:: TASK OBJECTIVE ::
Beginning with the first line below, please repeat the material exactly, ending with the line that includes "const xTicksMiddle = [0, 1, 2, 3, 4, 5];".

───── DATA

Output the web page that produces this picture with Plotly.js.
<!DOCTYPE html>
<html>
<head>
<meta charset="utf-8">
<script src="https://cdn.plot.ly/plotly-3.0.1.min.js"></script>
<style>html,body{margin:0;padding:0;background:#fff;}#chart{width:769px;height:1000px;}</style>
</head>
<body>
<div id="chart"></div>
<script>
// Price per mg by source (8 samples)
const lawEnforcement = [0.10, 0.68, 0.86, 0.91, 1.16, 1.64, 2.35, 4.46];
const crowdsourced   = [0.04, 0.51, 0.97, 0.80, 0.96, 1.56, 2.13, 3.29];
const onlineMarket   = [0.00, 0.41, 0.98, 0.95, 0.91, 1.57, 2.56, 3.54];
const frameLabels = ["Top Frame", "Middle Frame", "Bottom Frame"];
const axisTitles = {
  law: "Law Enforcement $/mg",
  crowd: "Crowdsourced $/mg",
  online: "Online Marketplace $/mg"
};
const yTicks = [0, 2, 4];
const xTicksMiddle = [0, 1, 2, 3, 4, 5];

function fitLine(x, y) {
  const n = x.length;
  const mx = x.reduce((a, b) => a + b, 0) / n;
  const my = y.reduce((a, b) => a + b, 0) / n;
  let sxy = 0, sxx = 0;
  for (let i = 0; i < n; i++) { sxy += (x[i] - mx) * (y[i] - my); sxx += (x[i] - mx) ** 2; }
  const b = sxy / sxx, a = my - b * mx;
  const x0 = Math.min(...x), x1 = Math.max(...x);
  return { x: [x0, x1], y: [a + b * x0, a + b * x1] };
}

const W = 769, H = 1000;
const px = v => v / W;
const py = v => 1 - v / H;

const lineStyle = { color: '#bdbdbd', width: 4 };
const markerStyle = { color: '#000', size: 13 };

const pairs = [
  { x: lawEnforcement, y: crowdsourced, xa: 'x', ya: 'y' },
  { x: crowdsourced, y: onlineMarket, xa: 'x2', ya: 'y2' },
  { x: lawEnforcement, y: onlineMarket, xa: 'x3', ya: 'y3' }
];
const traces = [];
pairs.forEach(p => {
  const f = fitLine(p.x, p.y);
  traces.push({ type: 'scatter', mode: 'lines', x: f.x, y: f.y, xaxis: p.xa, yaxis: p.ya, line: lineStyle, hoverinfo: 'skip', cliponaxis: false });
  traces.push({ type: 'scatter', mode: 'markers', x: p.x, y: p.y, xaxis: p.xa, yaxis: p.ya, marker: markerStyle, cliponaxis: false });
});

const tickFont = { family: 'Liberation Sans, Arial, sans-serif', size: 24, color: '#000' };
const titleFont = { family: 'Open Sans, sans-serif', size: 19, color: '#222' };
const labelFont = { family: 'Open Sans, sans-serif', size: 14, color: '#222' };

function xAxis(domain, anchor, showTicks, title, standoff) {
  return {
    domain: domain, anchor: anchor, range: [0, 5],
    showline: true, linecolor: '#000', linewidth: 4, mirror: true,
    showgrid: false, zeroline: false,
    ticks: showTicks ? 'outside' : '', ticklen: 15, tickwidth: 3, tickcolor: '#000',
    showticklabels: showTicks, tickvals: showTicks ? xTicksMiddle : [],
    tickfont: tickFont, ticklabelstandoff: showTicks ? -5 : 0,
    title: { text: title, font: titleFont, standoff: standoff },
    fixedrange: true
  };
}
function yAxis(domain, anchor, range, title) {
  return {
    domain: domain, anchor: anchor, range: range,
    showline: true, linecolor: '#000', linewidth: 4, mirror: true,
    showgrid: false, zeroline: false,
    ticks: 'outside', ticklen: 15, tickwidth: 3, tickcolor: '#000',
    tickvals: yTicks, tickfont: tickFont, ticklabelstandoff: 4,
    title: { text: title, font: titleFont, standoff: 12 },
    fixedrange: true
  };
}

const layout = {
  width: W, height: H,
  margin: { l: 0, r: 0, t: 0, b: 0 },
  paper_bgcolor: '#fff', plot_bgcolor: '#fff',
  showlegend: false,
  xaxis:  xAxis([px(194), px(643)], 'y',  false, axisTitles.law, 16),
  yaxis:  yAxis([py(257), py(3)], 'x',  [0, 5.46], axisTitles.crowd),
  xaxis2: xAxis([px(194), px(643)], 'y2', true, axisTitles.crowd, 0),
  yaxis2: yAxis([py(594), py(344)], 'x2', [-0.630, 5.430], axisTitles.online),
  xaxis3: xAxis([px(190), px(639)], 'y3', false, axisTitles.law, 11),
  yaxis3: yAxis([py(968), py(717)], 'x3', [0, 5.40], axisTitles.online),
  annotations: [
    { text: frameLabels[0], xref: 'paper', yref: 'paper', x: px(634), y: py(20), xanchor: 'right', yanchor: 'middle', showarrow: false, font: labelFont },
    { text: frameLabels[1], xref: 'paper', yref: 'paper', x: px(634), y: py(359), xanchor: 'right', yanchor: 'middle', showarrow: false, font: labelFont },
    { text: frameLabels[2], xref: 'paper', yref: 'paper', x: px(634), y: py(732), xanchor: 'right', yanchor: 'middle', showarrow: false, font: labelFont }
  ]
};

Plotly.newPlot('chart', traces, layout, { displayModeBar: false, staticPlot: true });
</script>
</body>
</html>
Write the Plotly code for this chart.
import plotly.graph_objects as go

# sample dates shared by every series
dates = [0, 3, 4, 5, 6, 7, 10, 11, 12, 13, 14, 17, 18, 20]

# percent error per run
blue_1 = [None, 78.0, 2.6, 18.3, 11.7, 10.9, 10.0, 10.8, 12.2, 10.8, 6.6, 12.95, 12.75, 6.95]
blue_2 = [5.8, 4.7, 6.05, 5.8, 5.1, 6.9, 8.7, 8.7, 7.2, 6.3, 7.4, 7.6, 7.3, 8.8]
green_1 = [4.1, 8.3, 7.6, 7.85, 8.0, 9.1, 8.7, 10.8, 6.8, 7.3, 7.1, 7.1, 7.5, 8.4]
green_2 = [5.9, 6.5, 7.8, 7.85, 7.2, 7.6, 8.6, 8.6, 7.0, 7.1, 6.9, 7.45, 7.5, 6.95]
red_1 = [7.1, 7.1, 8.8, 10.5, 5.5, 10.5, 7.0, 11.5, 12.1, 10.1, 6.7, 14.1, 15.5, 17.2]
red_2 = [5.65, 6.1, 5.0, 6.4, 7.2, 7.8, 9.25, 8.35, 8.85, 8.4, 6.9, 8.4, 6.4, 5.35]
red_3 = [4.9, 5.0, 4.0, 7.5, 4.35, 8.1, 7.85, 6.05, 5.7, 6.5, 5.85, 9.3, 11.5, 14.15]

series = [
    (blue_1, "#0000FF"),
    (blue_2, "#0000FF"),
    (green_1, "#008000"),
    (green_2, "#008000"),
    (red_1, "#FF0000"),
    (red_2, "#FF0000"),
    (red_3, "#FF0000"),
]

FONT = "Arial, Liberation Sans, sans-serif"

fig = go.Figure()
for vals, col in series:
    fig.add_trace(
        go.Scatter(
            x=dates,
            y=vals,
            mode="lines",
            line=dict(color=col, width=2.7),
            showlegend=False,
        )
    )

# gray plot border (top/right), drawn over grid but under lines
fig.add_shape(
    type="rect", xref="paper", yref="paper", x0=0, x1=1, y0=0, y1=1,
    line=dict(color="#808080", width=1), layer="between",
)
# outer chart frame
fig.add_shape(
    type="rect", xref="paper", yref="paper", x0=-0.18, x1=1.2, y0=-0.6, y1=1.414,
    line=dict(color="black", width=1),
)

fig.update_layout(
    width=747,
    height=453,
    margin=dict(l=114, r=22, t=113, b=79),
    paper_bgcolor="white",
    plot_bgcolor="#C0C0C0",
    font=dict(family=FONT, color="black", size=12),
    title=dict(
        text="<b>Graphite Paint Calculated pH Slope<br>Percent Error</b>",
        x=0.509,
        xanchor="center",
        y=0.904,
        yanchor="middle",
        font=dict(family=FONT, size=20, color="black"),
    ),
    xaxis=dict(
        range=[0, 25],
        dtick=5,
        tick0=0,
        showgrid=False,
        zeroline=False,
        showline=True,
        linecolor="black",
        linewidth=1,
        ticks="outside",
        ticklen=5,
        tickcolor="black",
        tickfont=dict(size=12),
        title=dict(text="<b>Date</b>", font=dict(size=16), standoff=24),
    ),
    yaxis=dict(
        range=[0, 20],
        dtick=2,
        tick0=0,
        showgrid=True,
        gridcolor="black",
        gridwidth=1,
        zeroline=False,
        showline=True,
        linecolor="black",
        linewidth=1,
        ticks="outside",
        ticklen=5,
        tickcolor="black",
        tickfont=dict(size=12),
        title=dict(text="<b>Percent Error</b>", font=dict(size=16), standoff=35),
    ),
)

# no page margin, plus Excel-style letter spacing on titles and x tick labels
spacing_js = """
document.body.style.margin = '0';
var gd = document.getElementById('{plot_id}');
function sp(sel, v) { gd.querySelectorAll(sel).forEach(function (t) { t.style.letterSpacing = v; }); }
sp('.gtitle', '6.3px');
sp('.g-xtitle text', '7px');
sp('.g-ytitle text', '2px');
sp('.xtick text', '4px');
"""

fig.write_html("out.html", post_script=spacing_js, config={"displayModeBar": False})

──────────

:: ANSWER TO THIS EXERCISE ::
Output the web page that produces this picture with Plotly.js.
<!DOCTYPE html>
<html>
<head>
<meta charset="utf-8">
<script src="https://cdn.plot.ly/plotly-3.0.1.min.js"></script>
<style>html,body{margin:0;padding:0;background:#fff;}#chart{width:769px;height:1000px;}</style>
</head>
<body>
<div id="chart"></div>
<script>
// Price per mg by source (8 samples)
const lawEnforcement = [0.10, 0.68, 0.86, 0.91, 1.16, 1.64, 2.35, 4.46];
const crowdsourced   = [0.04, 0.51, 0.97, 0.80, 0.96, 1.56, 2.13, 3.29];
const onlineMarket   = [0.00, 0.41, 0.98, 0.95, 0.91, 1.57, 2.56, 3.54];
const frameLabels = ["Top Frame", "Middle Frame", "Bottom Frame"];
const axisTitles = {
  law: "Law Enforcement $/mg",
  crowd: "Crowdsourced $/mg",
  online: "Online Marketplace $/mg"
};
const yTicks = [0, 2, 4];
const xTicksMiddle = [0, 1, 2, 3, 4, 5];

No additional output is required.